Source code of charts

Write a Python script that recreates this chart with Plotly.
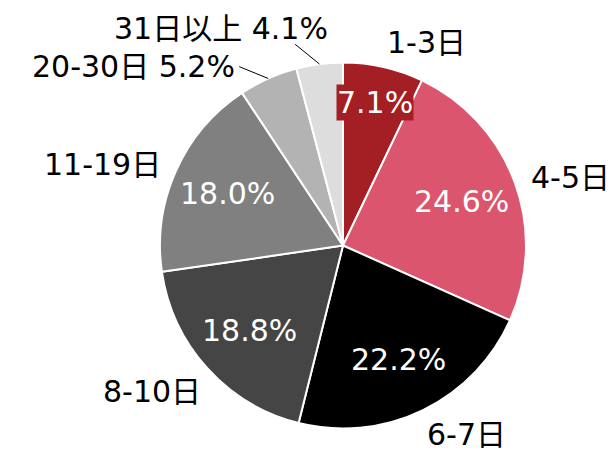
import math
import plotly.graph_objects as go

# ---- data ----
categories = ["1-3日", "4-5日", "6-7日", "8-10日", "11-19日", "20-30日", "31日以上"]
shares = [7.1, 24.6, 22.2, 18.8, 18.0, 5.2, 4.1]

# ---- style ----
colors = ["#a31f24", "#dc556e", "#000000", "#454545", "#808080", "#b3b3b3", "#dddddd"]
FONT = "DejaVu Sans, Noto Sans CJK JP"
FS = 30
# page body adds an 8px offset, so the figure is drawn 8px smaller in each direction
W, H = 606, 447
ML, MR, MT, MB = 152, 88, 54, 26
pw, ph = W - ML - MR, H - MT - MB
R = min(pw, ph) / 2
cx, cy = ML + pw / 2, MT + ph / 2
SMALL = 6.0      # slices below this share get an outside label with leader line
NARROW = 10.0    # slices below this share get their percent pushed outward
# pixel nudges for small-slice labels (text anchor relative to leader end)
small_nudge = {"31日以上": (35, 4), "20-30日": (-2, 0)}


def to_paper(x, y):
    return (x - ML) / pw, 1 - (y - MT) / ph


def polar(frac_r, deg):
    a = math.radians(deg)
    return cx + frac_r * R * math.sin(a), cy - frac_r * R * math.cos(a)


fig = go.Figure(go.Pie(
    labels=categories, values=shares, sort=False, direction="clockwise",
    marker=dict(colors=colors, line=dict(color="white", width=2)),
    textinfo="none", hoverinfo="skip", showlegend=False,
))

annotations, shapes = [], []
total = sum(shares)
cum = 0.0
for cat, v, col in zip(categories, shares, colors):
    mid = (cum + v / 2) / total * 360
    cum += v
    s, c = math.sin(math.radians(mid)), math.cos(math.radians(mid))
    pct = f"{v:.1f}%"
    if v >= SMALL:
        # percent inside
        rf = 0.8 if v < NARROW else 0.69
        x, y = to_paper(*polar(rf, mid))
        ann = dict(x=x, y=y, xref="paper", yref="paper", text=pct, showarrow=False,
                   font=dict(family=FONT, size=FS, color="white"),
                   xanchor="center", yanchor="middle")
        if v < NARROW:
            ann.update(bgcolor=col, borderpad=0)
        annotations.append(ann)
        # category label outside
        xa = "left" if s > 0.15 else ("right" if s < -0.15 else "center")
        ya = "bottom" if c > 0.5 else ("top" if c < -0.5 else "middle")
        lf = 1.08 if ya == "middle" else 1.03
        x, y = to_paper(*polar(lf, mid))
        annotations.append(dict(x=x, y=y, xref="paper", yref="paper", text=cat,
                                showarrow=False, font=dict(family=FONT, size=FS, color="black"),
                                xanchor=xa, yanchor=ya))
    else:
        ex, ey = polar(1.0, mid)
        lx, ly = polar(1.13, mid - 6)
        x0, y0 = to_paper(ex, ey)
        x1, y1 = to_paper(lx, ly)
        shapes.append(dict(type="line", xref="paper", yref="paper", x0=x0, y0=y0, x1=x1, y1=y1,
                           line=dict(color="black", width=1)))
        dx, dy = small_nudge.get(cat, (0, 0))
        tx, ty = to_paper(lx + dx, ly + dy)
        ya = "bottom" if abs(s) < 0.3 else "middle"
        annotations.append(dict(x=tx, y=ty, xref="paper", yref="paper", text=f"{cat} {pct}",
                                showarrow=False, font=dict(family=FONT, size=FS, color="black"),
                                xanchor="right", yanchor=ya))

fig.update_layout(
    width=W, height=H, margin=dict(l=ML, r=MR, t=MT, b=MB),
    paper_bgcolor="white", plot_bgcolor="white",
    annotations=annotations, shapes=shapes,
)
fig.write_html("out.html")
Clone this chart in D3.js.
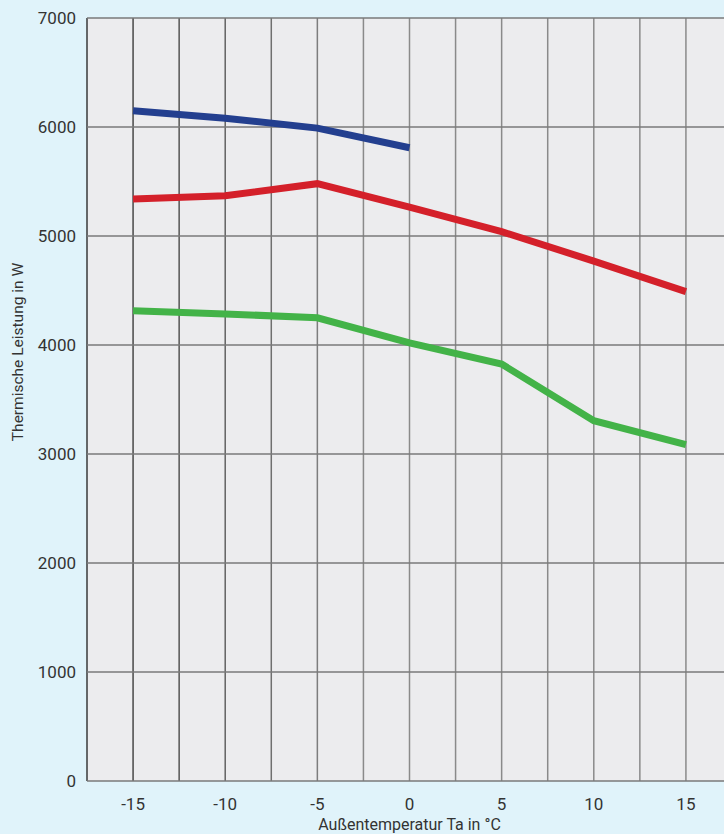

**Problem details**
Every record gets retyped exactly; no picture goes into the copy.

**Answer to this exercise**
Write a Python script that recreates this chart with Plotly.
import math
import plotly.graph_objects as go

# ---- data ----
categories = ["1-3日", "4-5日", "6-7日", "8-10日", "11-19日", "20-30日", "31日以上"]
shares = [7.1, 24.6, 22.2, 18.8, 18.0, 5.2, 4.1]

# ---- style ----
colors = ["#a31f24", "#dc556e", "#000000", "#454545", "#808080", "#b3b3b3", "#dddddd"]
FONT = "DejaVu Sans, Noto Sans CJK JP"
FS = 30
# page body adds an 8px offset, so the figure is drawn 8px smaller in each direction
W, H = 606, 447
ML, MR, MT, MB = 152, 88, 54, 26
pw, ph = W - ML - MR, H - MT - MB
R = min(pw, ph) / 2
cx, cy = ML + pw / 2, MT + ph / 2
SMALL = 6.0      # slices below this share get an outside label with leader line
NARROW = 10.0    # slices below this share get their percent pushed outward
# pixel nudges for small-slice labels (text anchor relative to leader end)
small_nudge = {"31日以上": (35, 4), "20-30日": (-2, 0)}


def to_paper(x, y):
    return (x - ML) / pw, 1 - (y - MT) / ph


def polar(frac_r, deg):
    a = math.radians(deg)
    return cx + frac_r * R * math.sin(a), cy - frac_r * R * math.cos(a)


fig = go.Figure(go.Pie(
    labels=categories, values=shares, sort=False, direction="clockwise",
    marker=dict(colors=colors, line=dict(color="white", width=2)),
    textinfo="none", hoverinfo="skip", showlegend=False,
))

annotations, shapes = [], []
total = sum(shares)
cum = 0.0
for cat, v, col in zip(categories, shares, colors):
    mid = (cum + v / 2) / total * 360
    cum += v
    s, c = math.sin(math.radians(mid)), math.cos(math.radians(mid))
    pct = f"{v:.1f}%"
    if v >= SMALL:
        # percent inside
        rf = 0.8 if v < NARROW else 0.69
        x, y = to_paper(*polar(rf, mid))
        ann = dict(x=x, y=y, xref="paper", yref="paper", text=pct, showarrow=False,
                   font=dict(family=FONT, size=FS, color="white"),
                   xanchor="center", yanchor="middle")
        if v < NARROW:
            ann.update(bgcolor=col, borderpad=0)
        annotations.append(ann)
        # category label outside
        xa = "left" if s > 0.15 else ("right" if s < -0.15 else "center")
        ya = "bottom" if c > 0.5 else ("top" if c < -0.5 else "middle")
        lf = 1.08 if ya == "middle" else 1.03
        x, y = to_paper(*polar(lf, mid))
        annotations.append(dict(x=x, y=y, xref="paper", yref="paper", text=cat,
                                showarrow=False, font=dict(family=FONT, size=FS, color="black"),
                                xanchor=xa, yanchor=ya))
    else:
        ex, ey = polar(1.0, mid)
        lx, ly = polar(1.13, mid - 6)
        x0, y0 = to_paper(ex, ey)
        x1, y1 = to_paper(lx, ly)
        shapes.append(dict(type="line", xref="paper", yref="paper", x0=x0, y0=y0, x1=x1, y1=y1,
                           line=dict(color="black", width=1)))
        dx, dy = small_nudge.get(cat, (0, 0))
        tx, ty = to_paper(lx + dx, ly + dy)
        ya = "bottom" if abs(s) < 0.3 else "middle"
        annotations.append(dict(x=tx, y=ty, xref="paper", yref="paper", text=f"{cat} {pct}",
                                showarrow=False, font=dict(family=FONT, size=FS, color="black"),
                                xanchor="right", yanchor=ya))

fig.update_layout(
    width=W, height=H, margin=dict(l=ML, r=MR, t=MT, b=MB),
    paper_bgcolor="white", plot_bgcolor="white",
    annotations=annotations, shapes=shapes,
)
fig.write_html("out.html")
Clone this chart in D3.js.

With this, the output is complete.